‘Little Havana’ and the Intimidation of Ozzie Guillen

by on April 16, 2012 · 1 comment

in American Empire, Civil Rights, Culture

Florida Marlins baseball manager Ossie Guillen

Under threat of losing his job and an economic boycott of his team, Florida Marlins baseball manager Ossie Guillen was forced to symbolically drop to his knees and profusely apologize to the Cuban-American ‘community’ in Miami’s ‘Little Havana.’ His crime: daring to exercise his first amendment rights and say something mildly positive about Fidel Castro. Time magazine reported Guillen as saying: “I love Fidel Castro…”I respect Fidel Castro… “You know why? A lot of people have wanted to kill Fidel Castro for the last 60 years, but that [guy] is still here.”

I have no personal stake in Guillen’s professional career. In fact over the years he has uttered several offensive remarks, including anti-gay sentiments, that offended me. Unlike his Castro comment (as well as supportive remarks about the democratically elected Hugo Chavez of Venezuela, whom corporate media pundits have anointed as a dictator), none of these comments got him fired. Indeed, they were easily brushed off as ‘Ozzie being Ozzie.’

What is offensive to me is the corporate media’s automatic, pious and ‘politically correct’ support for the ‘community’s’ anti-Castro political sentiments and dismissal of its repressive political culture.
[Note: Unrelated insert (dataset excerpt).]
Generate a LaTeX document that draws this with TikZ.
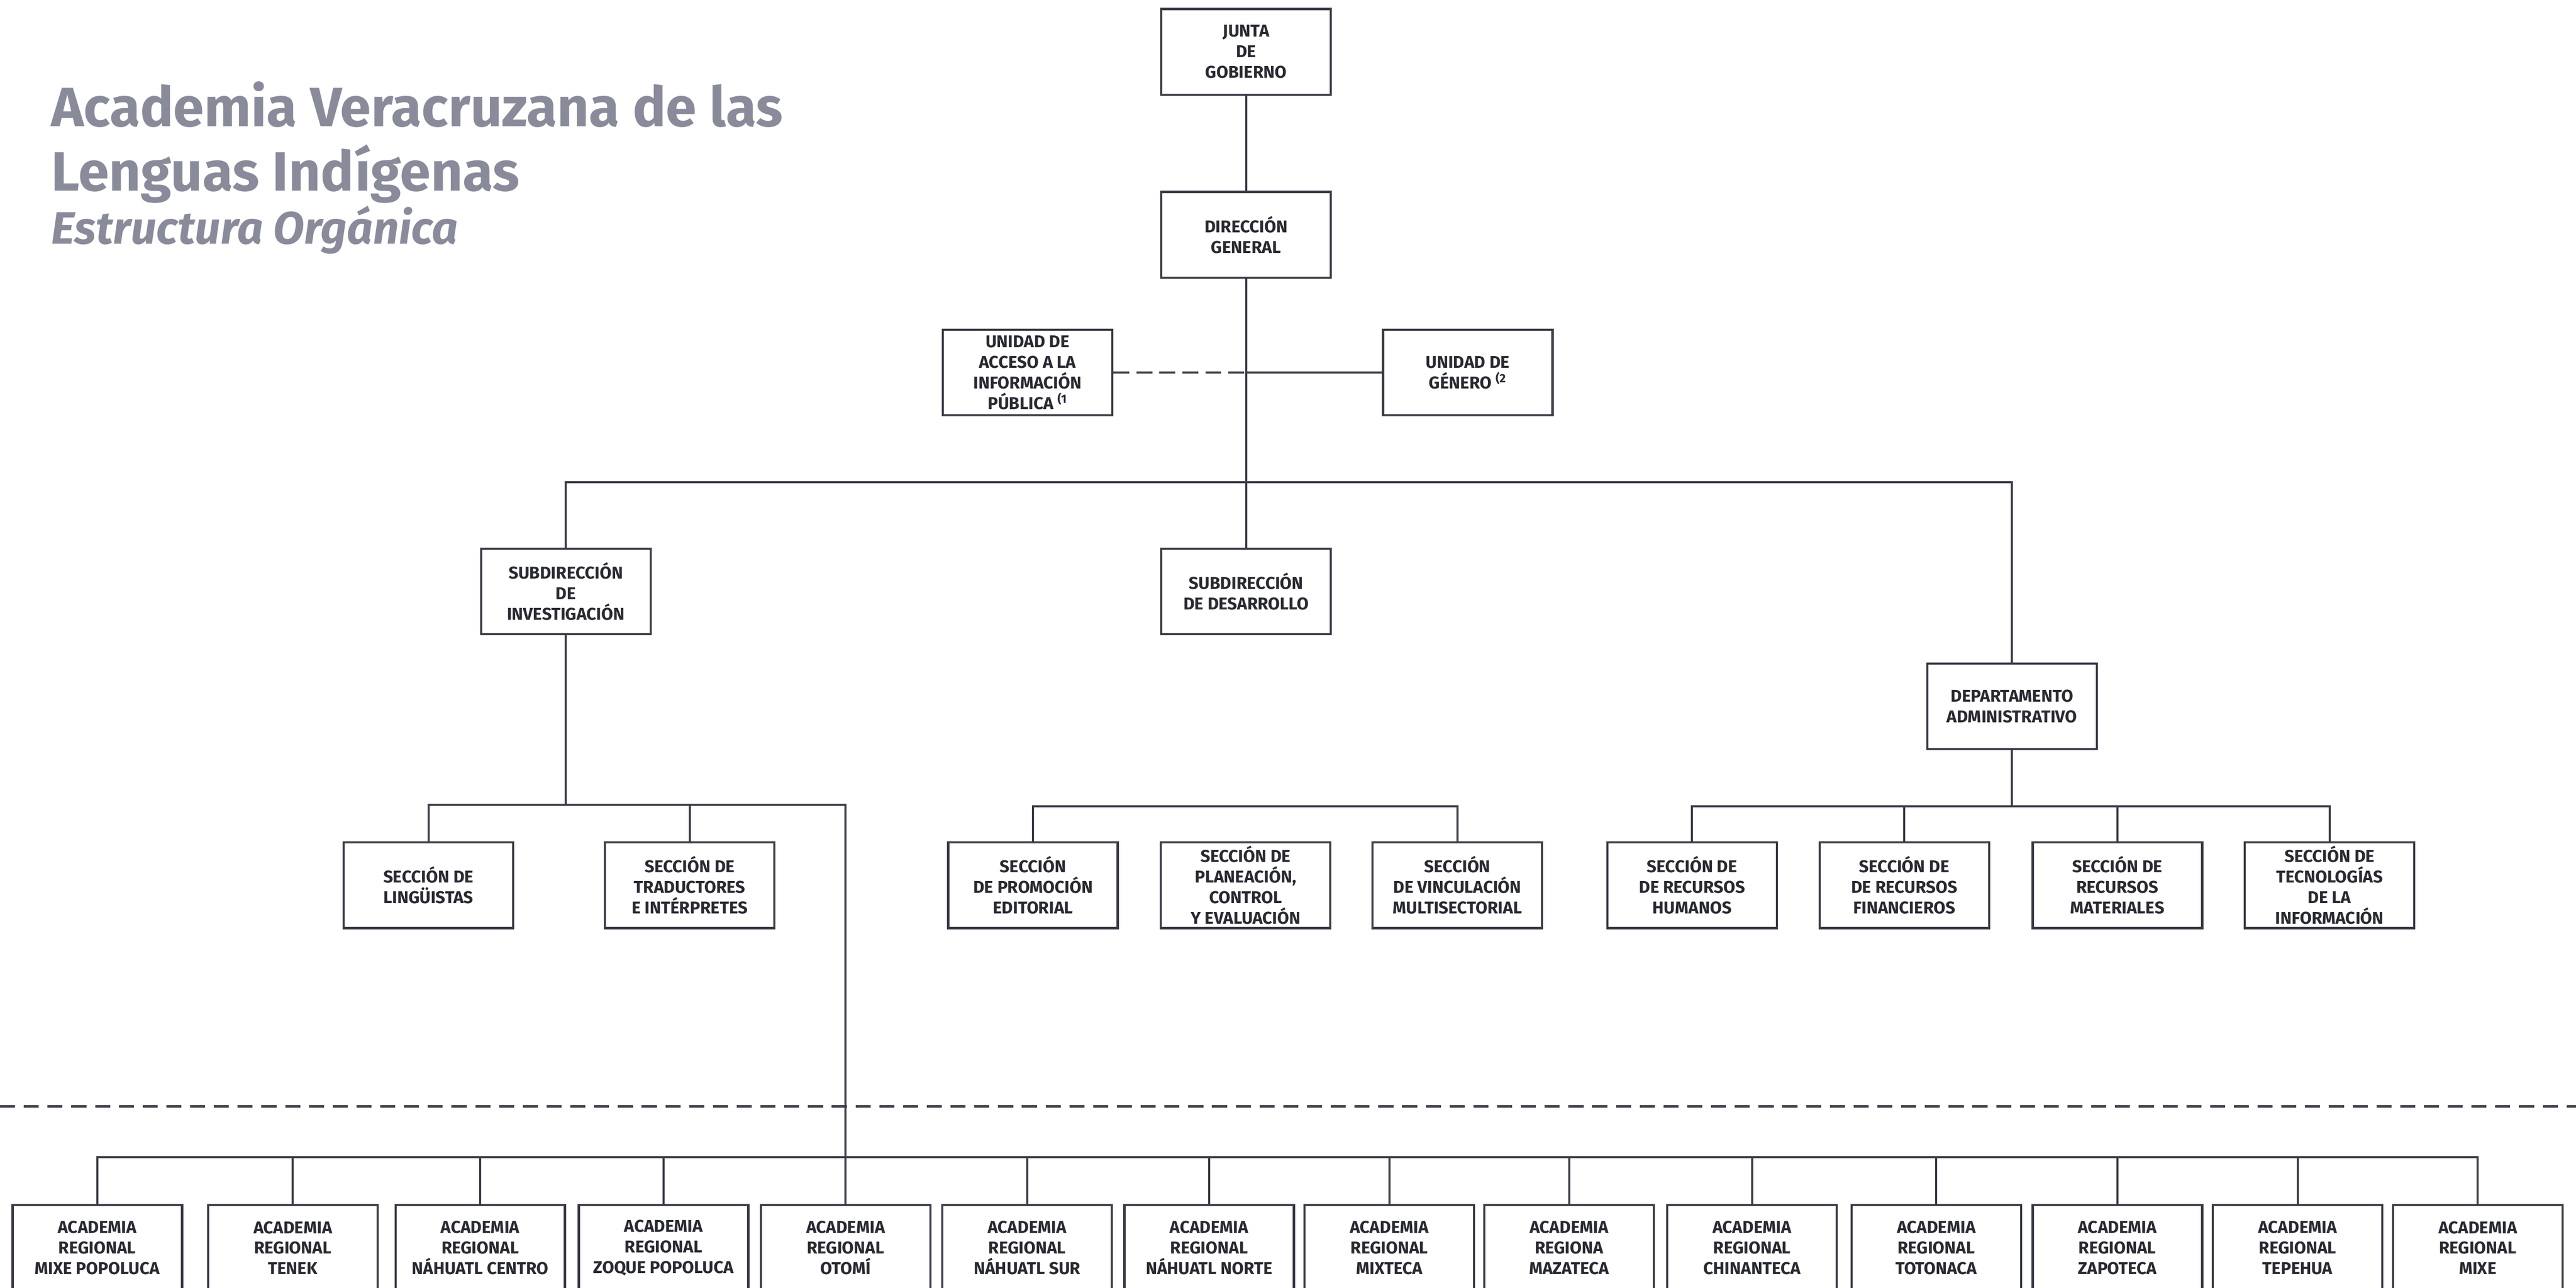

Indeed, residents of ‘Little Havana’ are commonly portrayed as political refugees from Castro’s island prison who, seeking freedom and democracy came to the US at great risk only to become model citizens and American Dream successes. Some of this is true. But the greater reality is that the ’community’s’ attack on Guillen is simply the latest episode in its decades-long campaign of intimidation against anyone, particularly Cuban-Americans, who don’t agree with their virulent, uncompromising anti-Castro posture. Along with spreading undocumented ‘truths’ about Castro’s alleged massacre of thousands of political opponents (the documented total number of those executed is 200), they have effectively erased any memory that Fidel Castro and his cohorts, with the support of thousands of poor and middle class Cubans, overthrew the US-backed Cuban dictator Fulgencio Batista whose routine executions of his political opposition is well-known.

The Pope with Fidel Castro discussing baseball.

The ‘community’s’ vigilance has been specifically directed at those who dare note that the major objection to Castro’s Cuba is a socio-economic system that uses the public treasury for public good rather than the pet projects of Bastista’s privileged class, many of whose off-spring now dominate the politics of ‘Little Havana’ and much of south Florida. In fact, this is why even a ‘change we can believe in’ President Obama dare not lift the economic embargo until ‘real reform’ (full fledged Capitalism) returns to Cuba.

More importantly, their campaign has spawned bombings, death threats, shootings and murder particularly in south Florida, but also in the New York/New Jersey area with the result that President Carter left office calling the anti-Castro thugs of Omega 7, the major source of domestic terrorism. It is the same ‘freedom-loving community’ that has supported, coddled and celebrated renowned international terrorists, among them Orlando Bosch and Luis Posada, both cited in declassified U.S. intelligence documents as ‘engineers of bombing of the Cubana Airlines Flight 455 on October 6, 1976’ and other anti-Cuba terrorism. Indeed, the same week the Obama Administration celebrated its assassination of Osama bin Laden, ‘Little Havana’ was grieving the ‘old age’ passing of the FBI’s designated terrorist and a ‘Little Havana’ favorite, Orlando Bosch.

It is unclear to what extent Ozzie Guillen understood what he was up against. After all, as a resident of ‘Little Havana,’ with all the talk of freedom and democracy that dominates the ‘community,’ he might have assumed that he could exercise his speech rights without paying any personal or professional price. What is clear is, that making positive comments about dictators is not the problem. It is making positive comments about ‘their dictators’ that is politically incorrect and to be punished. Had Guillen extolled the virtues of one of ‘our’ dictators such as Lobo Sosa of Honduras, he would be celebrated as a patriot who never has to say he is sorry. Nor would he have to explain why the Obama Administration increased its military aid to Sosa, who during his ongoing three-year campaign is responsible for hundreds of political murders, most recently in Bajo Aguan region where 45 citizens associated with peasant organizations have been killed. That, we are to assume, is just ‘Sosa being Sosa.’

Beau Grosscup teaches at CSU Chico.

{ 1 comment… read it below or add one }

Goatskull April 16, 2012 at 11:33 am

The Cuban American community (the older amongst them anyway) in Miami is no joke. If you enjoy not having a bloody face or broken limbs you don’t want to walk through Little Havana sporting a Che tee, even if it’s nothing more than a fashion statement.